# can customers choose what design they want on the tshirt they want in your shop?



## sofakinggood (Dec 5, 2005)

hi guys,

Ive been looking at some of the fulfillment companies and i was wonder is is possible to allow your customer to select the style of shirt they want and they upload the design they want on it from your designs. I have only found shop that already have the logo on a specific type of shirt. 

i want my customers to be able to select the style of shirt and color they want first. then i want them to hit an upload button on my site that will randomly uploads a design from my database onto the shirt. is this possible? the concept of my idea involves the person buying the tshirt not to know the image inside the design. it will be a different image for each person.

any help?


----------



## Jasonda (Aug 16, 2006)

I'm sure there are lots of ways to make this happen. Probably the most obvious one would be to just sell a t-shirt with several designs pictured next to it, and say that the shirt they receive will have one of the designs chosen at random. Then you just pick a random shirt for them.

The question I have is - Do you think someone would actually buy this? I wouldn't buy the shirt without knowing exactly what I was getting. Just a thought.


----------



## jboitcet (Oct 7, 2006)

Jasonda said:


> Do you think someone would actually buy this? I wouldn't buy the shirt without knowing exactly what I was getting.

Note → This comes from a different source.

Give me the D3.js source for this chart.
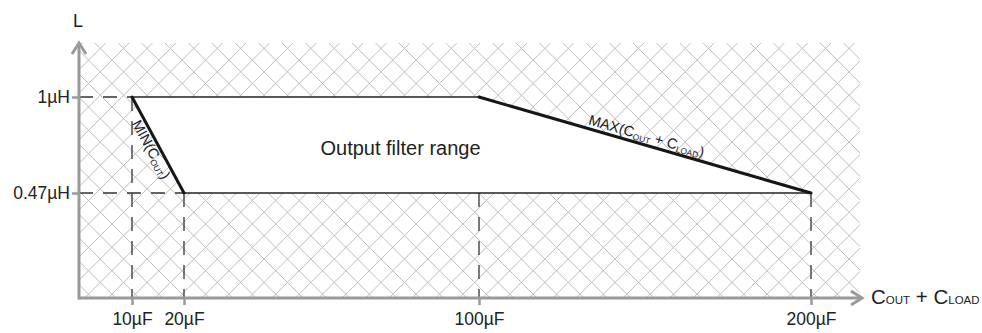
<!DOCTYPE html>
<html><head><meta charset="utf-8">
<script src="https://cdn.jsdelivr.net/npm/d3@7"></script>
<style>body{margin:0;background:#fff;} svg{display:block;font-family:"Liberation Sans",Arial,Helvetica,sans-serif;}</style>
</head><body><svg id="c" width="982" height="333"></svg>
<script>
// ---- data ----
const xTicks = [10, 20, 100, 200];
const xTickLabels = ["10µF", "20µF", "100µF", "200µF"];
const yTicks = [0.47, 1];
const yTickLabels = ["0.47µH", "1µH"];
const minCoutEdge = [{c: 10, l: 1}, {c: 20, l: 0.47}];
const maxTotalEdge = [{c: 100, l: 1}, {c: 200, l: 0.47}];
const upperBound = [{c: 10, l: 1}, {c: 100, l: 1}];
const lowerBound = [{c: 20, l: 0.47}, {c: 200, l: 0.47}];
const filterRegion = [{c: 10, l: 1}, {c: 100, l: 1}, {c: 200, l: 0.47}, {c: 20, l: 0.47}];

// ---- layout ----
const svg = d3.select("#c");
const x0 = 79, y0 = 298, xEnd = 862, yTop = 43, hatchRight = 860;
const x = d3.scaleLinear().domain([0, 10, 20, 100, 200]).range([x0, 132, 184, 479, 811]);
const y = d3.scaleLinear().domain([0, 0.47, 1]).range([y0, 193, 97]);
const axisCol = "#9a9a9a", ink = "#222";

// ---- hatch background ----
const defs = svg.append("defs");
defs.append("clipPath").attr("id", "hclip").append("rect")
  .attr("x", x0).attr("y", yTop).attr("width", hatchRight - x0).attr("height", y0 - yTop);
const P = 23.4;
const hg = svg.append("g").attr("clip-path", "url(#hclip)")
  .attr("stroke", "#bdbdbd").attr("stroke-width", 1).attr("fill", "none");
const ya = yTop - 10, yb = y0 + 10;
function seq(phase, lo, hi) {
  const s = phase + P * Math.ceil((lo - phase) / P);
  return d3.range(s, hi, P);
}
seq(5, x0 - y0 - 2 * P, hatchRight - yTop + 2 * P).forEach(c => {
  hg.append("line").attr("x1", c + ya).attr("y1", ya).attr("x2", c + yb).attr("y2", yb);
});
seq(8.3, x0 + yTop - 2 * P, hatchRight + y0 + 2 * P).forEach(c => {
  hg.append("line").attr("x1", c - ya).attr("y1", ya).attr("x2", c - yb).attr("y2", yb);
});

// ---- white region ----
svg.append("path")
  .attr("d", d3.line().x(d => x(d.c)).y(d => y(d.l))(filterRegion) + "Z")
  .attr("fill", "#fff");

// ---- dashed guides ----
const dg = svg.append("g").attr("stroke", "#333").attr("stroke-width", 1.3)
  .attr("stroke-dasharray", "14,10").attr("fill", "none");
dg.append("line").attr("x1", x0).attr("x2", x(minCoutEdge[0].c))
  .attr("y1", y(minCoutEdge[0].l)).attr("y2", y(minCoutEdge[0].l));
dg.append("line").attr("x1", x0).attr("x2", x(lowerBound[0].c))
  .attr("y1", y(lowerBound[0].l)).attr("y2", y(lowerBound[0].l));
[minCoutEdge[0], minCoutEdge[1], maxTotalEdge[0], maxTotalEdge[1]].forEach(d => {
  const top = d.c === maxTotalEdge[0].c ? y(lowerBound[0].l) : y(d.l);
  dg.append("line").attr("x1", x(d.c)).attr("x2", x(d.c)).attr("y1", top).attr("y2", y0);
});

// ---- axes ----
const xa = svg.append("g").attr("transform", `translate(0,${y0})`)
  .call(d3.axisBottom(x).tickValues(xTicks).tickFormat((d, i) => xTickLabels[i]).tickSize(7).tickPadding(8));
const ya2 = svg.append("g").attr("transform", `translate(${x0},0)`)
  .call(d3.axisLeft(y).tickValues(yTicks).tickFormat((d, i) => yTickLabels[i]).tickSize(7).tickPadding(2));
[xa, ya2].forEach(g => {
  g.select(".domain").remove();
  g.selectAll(".tick line").attr("stroke", axisCol).attr("stroke-width", 2.5);
  g.selectAll(".tick text").attr("fill", ink).attr("font-size", 17.5)
    .attr("font-family", "Liberation Sans, Arial, sans-serif");
});
const ag = svg.append("g").attr("stroke", axisCol).attr("stroke-width", 3).attr("fill", "none")
  .attr("stroke-linecap", "butt").attr("stroke-linejoin", "miter");
ag.append("line").attr("x1", x0).attr("y1", y0).attr("x2", xEnd - 1).attr("y2", y0);
ag.append("line").attr("x1", x0).attr("y1", y0 + 1.5).attr("x2", x0).attr("y2", yTop + 1);
ag.append("path").attr("d", `M${xEnd - 11},${y0 - 7}L${xEnd},${y0}L${xEnd - 11},${y0 + 7}`);
ag.append("path").attr("d", `M${x0 - 7},${yTop + 11}L${x0},${yTop}L${x0 + 7},${yTop + 11}`);

// ---- boundary lines ----
const line = d3.line().x(d => x(d.c)).y(d => y(d.l));
[upperBound, lowerBound].forEach(b => svg.append("path").attr("d", line(b))
  .attr("stroke", ink).attr("stroke-width", 1.5).attr("fill", "none"));
[minCoutEdge, maxTotalEdge].forEach(b => svg.append("path").attr("d", line(b))
  .attr("stroke", "#161616").attr("stroke-width", 3).attr("fill", "none").attr("stroke-linecap", "round"));

// ---- labels ----
svg.append("text").attr("x", 73).attr("y", 27).attr("font-size", 18).attr("fill", ink).text("L");
svg.append("text").attr("x", 400.5).attr("y", 155).attr("text-anchor", "middle")
  .attr("font-size", 20).attr("fill", ink).text("Output filter range");

const xl = svg.append("text").attr("x", 871).attr("y", 304).attr("font-size", 20.5).attr("fill", ink);
xl.append("tspan").text("C");
xl.append("tspan").attr("font-size", 11.5).text("OUT");
xl.append("tspan").text(" + C");
xl.append("tspan").attr("font-size", 11.5).text("LOAD");

function slopeLabel(edge, along, off, parts) {
  const ax = x(edge[0].c), ay = y(edge[0].l), bx = x(edge[1].c), by = y(edge[1].l);
  const ang = Math.atan2(by - ay, bx - ax) * 180 / Math.PI;
  const t = svg.append("text").attr("transform", `translate(${ax},${ay}) rotate(${ang})`)
    .attr("x", along).attr("y", off).attr("font-size", 14.5).attr("fill", ink);
  parts.forEach(p => {
    const s = t.append("tspan").text(p[0]);
    if (p[1]) s.attr("font-size", 8.5).attr("dy", 2);
    else if (p[2]) s.attr("dy", -2);
  });
}
slopeLabel(minCoutEdge, 23, 13, [["MIN(C"], ["OUT", true], [")", false, true]]);
slopeLabel(maxTotalEdge, 112, -4, [["MAX(C"], ["OUT", true], [" + C", false, true], ["LOAD", true], [")", false, true]]);
</script></body></html>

This is a great forum to answer the question: will anyone buy this mystery shirt? I might buy if my choices are a similar theme (such as Bugs Bunny in a variety of poses). In this instance, I may not know which shirt I'd get and I'm happy with either.


----------



## sofakinggood (Dec 5, 2005)

ya the design is the same on each t shirt, it just a different picture in the design for each one, but they all have the same theme


----------



## tim3560 (Jan 7, 2007)

sofakinggood said:


> ya the design is the same on each t shirt, it just a different picture in the design for each one, but they all have the same theme


So it's like a vending machine but you're paying $25 instead of $0.25? Interesting concept. I'm not sure how well it would go over though.


----------